Comparative Analysis of Similarity Metrics for User and Item-Based Food Recommender Systems
摘要
A recommender systems (RSs) is a software application designed to suggest items of interest to users by analyzing their preferences, behaviors, or past interactions. One of the most important and popular methods in recommender systems (RSs) is collaborative filtering (CF), which makes suggestions for items on the basis of user preferences and similarity with other users or products. The similarity metrics used to find these associations have a significant impact on how well CF performs. In this paper a systematic comparative evaluation of six widely used similarity measures (Cosine, Adjusted Cosine, Pearson Correlation, Jaccard, Euclidean, Manhattan) and experimental analysis of several similarity metrics in both user-based and item-based CF are mentioned. We evaluated performance across multiple metrics (MAE, RMSE, Precision, Recall, and F1-score) to provide concrete, data-driven guidance.
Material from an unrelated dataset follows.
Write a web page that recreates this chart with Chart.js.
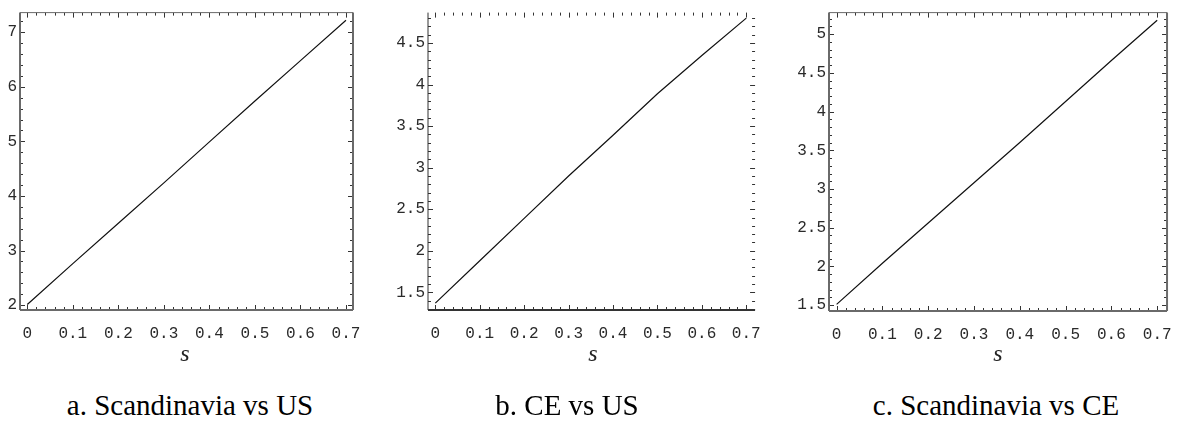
<!DOCTYPE html>
<html>
<head>
<meta charset="utf-8">
<script src="https://cdn.jsdelivr.net/npm/chart.js@4.4.0/dist/chart.umd.min.js"></script>
<style>
  body { margin: 0; background: #fff; width: 1186px; height: 421px; position: relative; overflow: hidden; }
  .panel { position: absolute; top: 0; }
  .sLabel { position: absolute; top: 341px; font: italic 24px "Liberation Serif"; line-height: 24px; color: #222; transform: translateX(-50%); }
  .caption { position: absolute; top: 391px; font: 29px "Liberation Serif"; line-height: 29px; color: #000; transform: translateX(-50%); white-space: nowrap; }
</style>
</head>
<body>

<canvas id="chartA" class="panel" style="left:0px"></canvas>
<canvas id="chartB" class="panel" style="left:390px"></canvas>
<canvas id="chartC" class="panel" style="left:790px"></canvas>

<div class="sLabel" style="left:185px">s</div>
<div class="sLabel" style="left:593px">s</div>
<div class="sLabel" style="left:998px">s</div>

<div class="caption" id="capA" style="left:190px"></div>
<div class="caption" id="capB" style="left:567px"></div>
<div class="caption" id="capC" style="left:996px"></div>

<script>
// DATA

const sValues = [0, 0.1, 0.2, 0.3, 0.4, 0.5, 0.6, 0.7];
const xTickLabels = ["0", "0.1", "0.2", "0.3", "0.4", "0.5", "0.6", "0.7"];

const scandVsUS = [2.01, 2.76, 3.50, 4.24, 4.99, 5.74, 6.48, 7.22];
const ceVsUS = [1.37, 1.88, 2.39, 2.90, 3.39, 3.89, 4.35, 4.80];
const scandVsCE = [1.51, 2.04, 2.56, 3.08, 3.60, 4.13, 4.66, 5.18];

const yTicksA = [2, 3, 4, 5, 6, 7];
const yTickLabelsA = ["2", "3", "4", "5", "6", "7"];
const yTicksB = [1.5, 2, 2.5, 3, 3.5, 4, 4.5];
const yTickLabelsB = ["1.5", "2", "2.5", "3", "3.5", "4", "4.5"];
const yTicksC = [1.5, 2, 2.5, 3, 3.5, 4, 4.5, 5];
const yTickLabelsC = ["1.5", "2", "2.5", "3", "3.5", "4", "4.5", "5"];

const captions = ["a. Scandinavia vs US", "b. CE vs US", "c. Scandinavia vs CE"];

document.getElementById("capA").innerText = captions[0];
document.getElementById("capB").innerText = captions[1];
document.getElementById("capC").innerText = captions[2];

Chart.defaults.font.family = "Liberation Mono";
Chart.defaults.font.size = 16;
Chart.defaults.color = "#2a2a2a";

// frame with inward ticks on all four sides
const frameTicks = {
  id: 'frameTicks',
  afterDraw(chart, args, opts) {
    const { ctx, chartArea: a, scales: { x, y } } = chart;
    ctx.save();
    ctx.strokeStyle = '#333';
    ctx.lineWidth = 1;

    const tick = (x1, y1, x2, y2) => {
      ctx.beginPath();
      ctx.moveTo(x1, y1);
      ctx.lineTo(x2, y2);
      ctx.stroke();
    };

    // x ticks
    for (let i = 0; i <= 35; i++) {
      const v = i * 0.02;
      const px = Math.round(x.getPixelForValue(v)) + 0.5;
      const len = i % 5 === 0 ? 5 : 3;
      tick(px, a.bottom, px, a.bottom - len);
      tick(px, a.top, px, a.top + len);
    }

    // y ticks
    const step = opts.yMinor;
    const start = Math.ceil(y.min / step);
    const end = Math.floor(y.max / step);
    for (let i = start; i <= end; i++) {
      const v = i * step;
      const py = Math.round(y.getPixelForValue(v)) + 0.5;
      const major = Math.abs(v / opts.yMajor - Math.round(v / opts.yMajor)) < 1e-6;
      const len = major ? 5 : 3;
      tick(a.left, py, a.left + len, py);
      tick(a.right, py, a.right - len, py);
    }

    // frame
    ctx.strokeStyle = opts.frameColor;
    opts.sides.forEach(side => {
      ctx.lineWidth = side.w;
      if (side.s === 'left') tick(a.left, a.top, a.left, a.bottom);
      if (side.s === 'right') tick(a.right, a.top, a.right, a.bottom);
      if (side.s === 'top') tick(a.left, a.top, a.right, a.top);
      if (side.s === 'bottom') tick(a.left, a.bottom, a.right, a.bottom);
    });
    ctx.restore();
  }
};

function makePanel(id, values, width, cfg) {
  const canvas = document.getElementById(id);
  canvas.width = width;
  canvas.height = 345;
  canvas.style.width = width + 'px';
  canvas.style.height = '345px';

  new Chart(canvas, {
    type: 'line',
    data: {
      datasets: [{
        data: sValues.map((s, i) => ({ x: s, y: values[i] })),
        borderColor: '#111',
        borderWidth: 1.2,
        pointRadius: 0,
        tension: 0
      }]
    },
    options: {
      responsive: false,
      animation: false,
      layout: { padding: { top: 7, right: cfg.rightPad, left: 0, bottom: 0 } },
      plugins: {
        legend: { display: false },
        tooltip: { enabled: false },
        frameTicks: cfg.frame
      },
      scales: {
        x: {
          type: 'linear',
          min: cfg.xMin,
          max: cfg.xMax,
          grid: { display: false, drawTicks: false },
          border: { display: false },
          ticks: {
            padding: 14,
            maxRotation: 0,
            callback: v => xTickLabels[sValues.indexOf(v)]
          },
          afterBuildTicks: scale => { scale.ticks = sValues.map(v => ({ value: v })); },
          afterFit: scale => { scale.height = 345 - cfg.bottom; }
        },
        y: {
          type: 'linear',
          min: cfg.yMin,
          max: cfg.yMax,
          grid: { display: false, drawTicks: false },
          border: { display: false },
          ticks: {
            padding: 3,
            callback: v => cfg.yLabels[cfg.yTicks.indexOf(v)]
          },
          afterBuildTicks: scale => { scale.ticks = cfg.yTicks.map(v => ({ value: v })); },
          afterFit: scale => { scale.width = cfg.leftW; }
        }
      }
    },
    plugins: [frameTicks]
  });
}

// a. Scandinavia vs US
makePanel('chartA', scandVsUS, 375, {
  xMin: -0.016, xMax: 0.7154,
  yMin: 1.91, yMax: 7.36,
  yTicks: yTicksA, yLabels: yTickLabelsA,
  leftW: 20, rightPad: 22, bottom: 310,
  frame: {
    yMinor: 0.2, yMajor: 1, frameColor: '#6a6a6a',
    sides: [{ s: 'left', w: 2 }, { s: 'bottom', w: 2 }, { s: 'right', w: 2 }, { s: 'top', w: 1 }]
  }
});

// b. CE vs US
makePanel('chartB', ceVsUS, 385, {
  xMin: -0.0165, xMax: 0.7198,
  yMin: 1.287, yMax: 4.866,
  yTicks: yTicksB, yLabels: yTickLabelsB,
  leftW: 38, rightPad: 12, bottom: 310,
  frame: {
    yMinor: 0.1, yMajor: 0.5, frameColor: '#333',
    sides: [{ s: 'left', w: 1 }, { s: 'bottom', w: 2 }]
  }
});

// c. Scandinavia vs CE
makePanel('chartC', scandVsCE, 396, {
  xMin: -0.0166, xMax: 0.7215,
  yMin: 1.424, yMax: 5.279,
  yTicks: yTicksC, yLabels: yTickLabelsC,
  leftW: 39, rightPad: 14, bottom: 311,
  frame: {
    yMinor: 0.1, yMajor: 0.5, frameColor: '#6a6a6a',
    sides: [{ s: 'left', w: 2 }, { s: 'bottom', w: 2 }, { s: 'right', w: 2 }, { s: 'top', w: 1 }]
  }
});
</script>
</body>
</html>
We explain the theoretical background of each measure and discuss how dataset sparsity and rating distributions influence metric suitability, and assess their effectiveness using two datasets: Food.com and Allrecipes.com. Our experiments show that cosine and Jaccard similarity work best for user-based CF. Cosine similarity demonstrates strong performance on both Allrecipes.com and Food.com datasets for user-based CF, while Jaccard also shows competitive results on Allrecipes.com. For item-based CF, cosine similarity consistently outperforms other metrics. These observations highlight the effectiveness of specific similarity measures in enhancing the precision of Collaborative Filtering-based recommendation systems.